Nuran YILDIZ

ERDOĞAN NEDEN CHP’YE VURUYOR?

----- 01.02.2012 - 12:15 -----

Başbakan Erdoğan her salı, düzenli olarak CHP’ye vuruyor. İyi de bunu neden yapıyor?

Karşısında iktidar alternatifi bir muhalefet yok.

Gücü ve etkisi giderek artan bir muhalefet lideri yok.

Belirli bir ivmeyle artan bir oy oranı yok.

İyi de neden her salı ağır cümleler sarfediyor? Tamam, bu tavrına anlam veremeyenler için ağır sözlerinin arkasına “Ama Allah var, biz Kılıçdaroğlu’ndan çok memnunuz” diyerek dalgasını geçiyor geçmesine de, bu da bir tür söylenme gibi.

Kemal Bey Başbakanın ağır eleştirilerine altta kalmayan yanıtlar veriyor ama “sözü söyleyen”ler arasındaki bir karşılaştırmada hiçbir veri Kemal Beyin lehine değil.

Her salı TBMM parti grupları arenasında CHP’ye vurmadan, dalga geçmeden olmuyor. İyi de soru aynı: Bunu neden yapıyor?

Sanırım Başbakan kocaman siyaset arenasında tek başına olmaktan hayli muzdarip. Siyaset yolunun her dönemecinde dikiz aynasında kendisinden başkasını göremeyişinin can sıkıntısı ilk neden.

İkinci neden, bir yel değirmeni yaratıp ona kılıç sallamadan şövalyelik yapamayacağını biliyor.

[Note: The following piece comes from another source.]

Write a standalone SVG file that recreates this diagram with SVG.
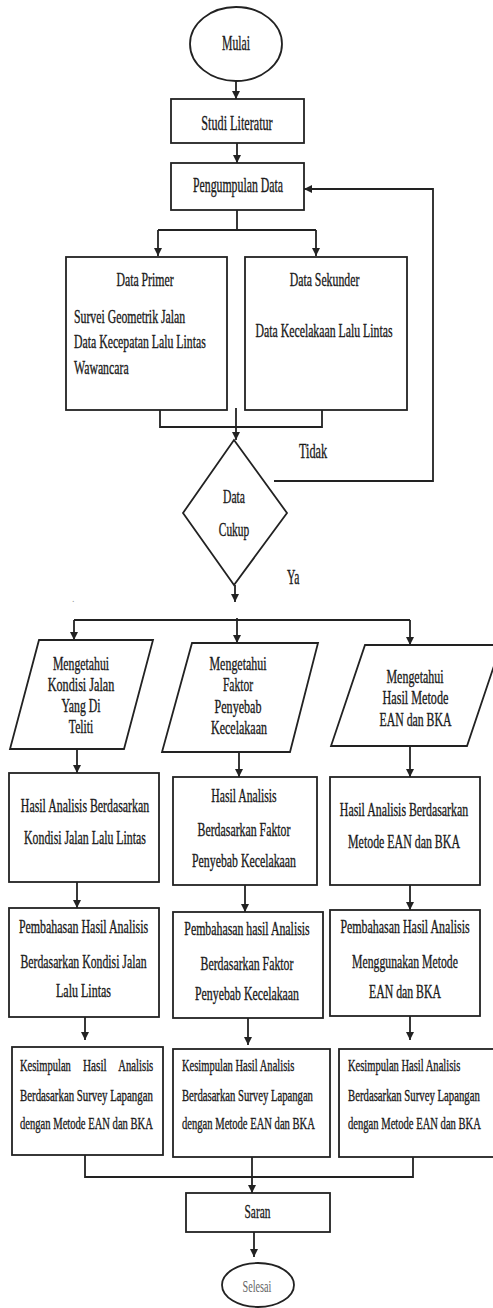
<svg xmlns="http://www.w3.org/2000/svg" width="493" height="1308" viewBox="0 0 493 1308">
<style>
.s{fill:#fff;stroke:#222;stroke-width:1.8}
.c{fill:none;stroke:#222;stroke-width:1.8}
text{font-family:"Liberation Serif","Times New Roman",serif;font-size:19px;fill:#1a1a1a;stroke:#1a1a1a;stroke-width:0.35}
.m{text-anchor:middle}
.l{text-anchor:start}
.k{font-size:17px}
</style>
<defs>
<marker id="ah" viewBox="0 0 8 10" refX="8" refY="5" markerWidth="8" markerHeight="10" markerUnits="userSpaceOnUse" orient="auto">
<path d="M0,1 L8,5 L0,9 Z" fill="#222"/>
</marker>
</defs>
<g id="connectors">
<path class="c" d="M236 81 V99" marker-end="url(#ah)"/>
<path class="c" d="M237 143 V163" marker-end="url(#ah)"/>
<path class="c" d="M237 210 V230 M158 230 H316"/>
<path class="c" d="M158 230 V256" marker-end="url(#ah)"/>
<path class="c" d="M316 230 V256" marker-end="url(#ah)"/>
<path class="c" d="M160 410 V427 H322 V410"/>
<path class="c" d="M236 408 V440" marker-end="url(#ah)"/>
<path class="c" d="M274 481 H433 V189 H304" marker-end="url(#ah)"/>
<path class="c" d="M235 585 V602" marker-end="url(#ah)"/>
<path class="c" d="M74 620 H410"/>
<path class="c" d="M74 620 V640" marker-end="url(#ah)"/>
<path class="c" d="M237 618 V643" marker-end="url(#ah)"/>
<path class="c" d="M410 620 V645" marker-end="url(#ah)"/>
<path class="c" d="M77 749 V773" marker-end="url(#ah)"/>
<path class="c" d="M239 752 V777" marker-end="url(#ah)"/>
<path class="c" d="M410 746 V777" marker-end="url(#ah)"/>
<path class="c" d="M77 882 V908" marker-end="url(#ah)"/>
<path class="c" d="M245 885 V912" marker-end="url(#ah)"/>
<path class="c" d="M410 885 V910" marker-end="url(#ah)"/>
<path class="c" d="M85 1017 V1040" marker-end="url(#ah)"/>
<path class="c" d="M248 1018 V1045" marker-end="url(#ah)"/>
<path class="c" d="M410 1016 V1040" marker-end="url(#ah)"/>
<path class="c" d="M85 1155 V1177 H413 V1157"/>
<path class="c" d="M252 1157 V1193" marker-end="url(#ah)"/>
<path class="c" d="M254 1232 V1257" marker-end="url(#ah)"/>
</g>
<g id="mulai">
<ellipse class="s" cx="236" cy="44" rx="46" ry="37"/>
<text class="m" transform="translate(236 50) scale(.56 1)" style="font-size:21px">Mulai</text>
</g>
<g id="studi">
<rect class="s" x="171" y="99" width="133" height="44"/>
<text class="m" transform="translate(237 130) scale(.58 1)" style="font-size:21px">Studi Literatur</text>
</g>
<g id="pengumpulan">
<rect class="s" x="171" y="163" width="133" height="47"/>
<text class="m" transform="translate(238 192) scale(.59 1)" style="font-size:20px">Pengumpulan Data</text>
</g>
<g id="primer">
<rect class="s" x="66" y="257" width="161" height="153"/>
<text class="m" transform="translate(145 286) scale(.62 1)">Data Primer</text>
<text class="l" transform="translate(74 323) scale(.62 1)">Survei Geometrik Jalan</text>
<text class="l" transform="translate(74 348) scale(.62 1)">Data Kecepatan Lalu Lintas</text>
<text class="l" transform="translate(74 374) scale(.62 1)">Wawancara</text>
</g>
<g id="sekunder">
<rect class="s" x="245" y="257" width="162" height="153"/>
<text class="m" transform="translate(324.5 286) scale(.62 1)">Data Sekunder</text>
<text class="m" transform="translate(324 337) scale(.62 1)">Data Kecelakaan Lalu Lintas</text>
</g>
<text class="l" transform="translate(299 458) scale(.613 1)" style="font-size:20px">Tidak</text>
<g id="cukup">
<polygon class="s" points="234,440 287,513 234,585 183,513"/>
<text class="m" transform="translate(234 503) scale(.613 1)">Data</text>
<text class="m" transform="translate(234 536) scale(.6 1)">Cukup</text>
</g>
<text class="l" transform="translate(287 584) scale(.58 1)" style="font-size:20px">Ya</text>
<text x="72" y="602" style="font-size:10px;fill:#999;stroke:none">.</text>
<g id="p1">
<polygon class="s" points="39,640 153,640 124,749 10,749"/>
<text class="m" transform="translate(81 670) scale(.62 1)">Mengetahui</text>
<text class="m" transform="translate(81 691) scale(.64 1)">Kondisi Jalan</text>
<text class="m" transform="translate(81 712) scale(.62 1)">Yang Di</text>
<text class="m" transform="translate(81 733) scale(.61 1)">Teliti</text>
</g>
<g id="p2">
<polygon class="s" points="192,643 318,643 290,752 162,752"/>
<text class="m" transform="translate(238 670) scale(.628 1)">Mengetahui</text>
<text class="m" transform="translate(238 691) scale(.61 1)">Faktor</text>
<text class="m" transform="translate(238 713) scale(.636 1)">Penyebab</text>
<text class="m" transform="translate(239 734) scale(.632 1)">Kecelakaan</text>
</g>
<g id="p3">
<polygon class="s" points="365,645 501,645 467,746 331,746"/>
<text class="m" transform="translate(415 683) scale(.628 1)">Mengetahui</text>
<text class="m" transform="translate(415.5 704) scale(.64 1)">Hasil Metode</text>
<text class="m" transform="translate(415.5 726) scale(.62 1)">EAN dan BKA</text>
</g>
<g id="a1">
<rect class="s" x="9" y="773" width="150" height="109"/>
<text class="m" transform="translate(85 812) scale(.624 1)">Hasil Analisis Berdasarkan</text>
<text class="m" transform="translate(85 844) scale(.623 1)">Kondisi Jalan Lalu Lintas</text>
</g>
<g id="b1">
<rect class="s" x="173" y="777" width="144" height="108"/>
<text class="m" transform="translate(244 802) scale(.616 1)">Hasil Analisis</text>
<text class="m" transform="translate(244 836) scale(.623 1)">Berdasarkan Faktor</text>
<text class="m" transform="translate(244 867) scale(.622 1)">Penyebab Kecelakaan</text>
</g>
<g id="c1">
<rect class="s" x="330" y="777" width="150" height="108"/>
<text class="m" transform="translate(404 816) scale(.624 1)">Hasil Analisis Berdasarkan</text>
<text class="m" transform="translate(404 848) scale(.626 1)">Metode EAN dan BKA</text>
</g>
<g id="a2">
<rect class="s" x="9" y="908" width="150" height="109"/>
<text class="m" transform="translate(83.5 933) scale(.628 1)">Pembahasan Hasil Analisis</text>
<text class="m" transform="translate(83.5 968) scale(.619 1)">Berdasarkan Kondisi Jalan</text>
<text class="m" transform="translate(83.5 997) scale(.632 1)">Lalu Lintas</text>
</g>
<g id="b2">
<rect class="s" x="173" y="912" width="150" height="106"/>
<text class="m" transform="translate(247 935) scale(.622 1)">Pembahasan hasil Analisis</text>
<text class="m" transform="translate(247 970) scale(.623 1)">Berdasarkan Faktor</text>
<text class="m" transform="translate(247 1000) scale(.622 1)">Penyebab Kecelakaan</text>
</g>
<g id="c2">
<rect class="s" x="330" y="910" width="150" height="106"/>
<text class="m" transform="translate(405 933) scale(.628 1)">Pembahasan Hasil Analisis</text>
<text class="m" transform="translate(405 968) scale(.618 1)">Menggunakan Metode</text>
<text class="m" transform="translate(405 998) scale(.62 1)">EAN dan BKA</text>
</g>
<g id="a3">
<rect class="s" x="12" y="1047" width="151" height="108"/>
<text class="l k" transform="translate(20 1071) scale(.62 1)">Kesimpulan</text>
<text class="l k" transform="translate(83 1071) scale(.66 1)">Hasil</text>
<text class="l k" transform="translate(118.3 1071) scale(.628 1)">Analisis</text>
<text class="l k" transform="translate(20 1101) scale(.637 1)">Berdasarkan Survey Lapangan</text>
<text class="l k" transform="translate(20 1129) scale(.623 1)">dengan Metode EAN dan BKA</text>
</g>
<g id="b3">
<rect class="s" x="173" y="1049" width="157" height="108"/>
<text class="l k" transform="translate(182 1071) scale(.62 1)">Kesimpulan Hasil Analisis</text>
<text class="l k" transform="translate(182 1101) scale(.628 1)">Berdasarkan Survey Lapangan</text>
<text class="l k" transform="translate(182 1129) scale(.623 1)">dengan Metode EAN dan BKA</text>
</g>
<g id="c3">
<rect class="s" x="339" y="1049" width="160" height="108"/>
<text class="l k" transform="translate(348 1071) scale(.62 1)">Kesimpulan Hasil Analisis</text>
<text class="l k" transform="translate(348 1101) scale(.632 1)">Berdasarkan Survey Lapangan</text>
<text class="l k" transform="translate(348 1129) scale(.623 1)">dengan Metode EAN dan BKA</text>
</g>
<g id="saran">
<rect class="s" x="186" y="1193" width="144" height="39"/>
<text class="m" transform="translate(257.5 1218) scale(.6 1)">Saran</text>
</g>
<g id="selesai">
<ellipse class="s" cx="258" cy="1285" rx="36" ry="22"/>
<text class="m k" transform="translate(257 1292) scale(.6 1)" style="fill:#666;stroke:none">Selesai</text>
</g>
</svg>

Sanırım, kendisini tedirgin edecek, “dur” diyecek, kaygılandıracak, zorlu her konuda kendisini yeniden değerlendirecek gerçek bir “öteki”nin olmadığı yerde, sözcüklerle kendi “öteki”sini yaratmaya çalışıyor.

“Biz muhalefetten memnunuz” demesini, egosu yüksek, kibri fazla bir adamın içine düştüğü kaçınılmaz yalnızlıkta, “Ben böyle iyiyim” demesindeki çaresizlik olarak yorumlamak da mümkün değil mi?

AKLIMDA KALAN

Son yazımdaki bir cümle: “TFF Yönetilemez” başlıklı yazımın son paragrafında futbol dünyasında olup bitenlere dur diyecek biri varsa onun da Başbakan Erdoğan’ın kendisi olduğunu söylemiştim. Dün akşamüstü Federasyon’un üç önemli ismi istifa etti: Başkan Mehmet Ali Aydınlar, vekilleri Göksel Gümüşlüdağ ve Lütfü Arıboğan. Akşam bir arkadaşımla bu konu üzerine tartışıyorduk. Arkadaşım “Aydınlar yıprandığı için istifa etmiş olabilir. Ya da Federasyon’da bazı şeyler bildiğimiz gibi değildir ve bunun açığa çıkması üzerine istifa etmiş olabilir” dedi. Ona yanıt verdim: “Haklı olabilirsin. Bu gerekçeler Aydınlar’ın istifasını açıklayabilir. Gümüşlüdağ’ın istifasını da açıklayabilir. İyi de yıllar yılı Türk futbolunun yönetimine kendisini konumlayan, janti ve klas bir imaja sahip Lütfü Arıboğan’ın istifasını açıklamaz. TFF’daki her koltuk o kadar değerlidir ki, üstelik yalnızca temsil değerinden söz etmiyorum, maddi olarak da büyük bütçelerin olduğu koltuklardan öyle kolayca kalkılmaz. Büyük olasılık herkesin çok çekindiği biri bırakmalarını istemiştir. Aksi halde devam kararı aldıklarının haberinin tüm gazete manşetlerinde yer aldığı gün hem de topluca istifa ederler miydi?” Arkadaşım “Herkesin çok çekindiği biri Başbakandan başkası olamaz” dedi, ben de tahmin edeceğiniz gibi gülümsedim. Şimdi şuraya yazıyorum, başkanvekili Arıboğan’ın yeni yönetimde de yer alması %51 olasılık. Nasıl yapıyor bilemiyorum ama herkes giderken o bir şekilde kalmayı başarıyor.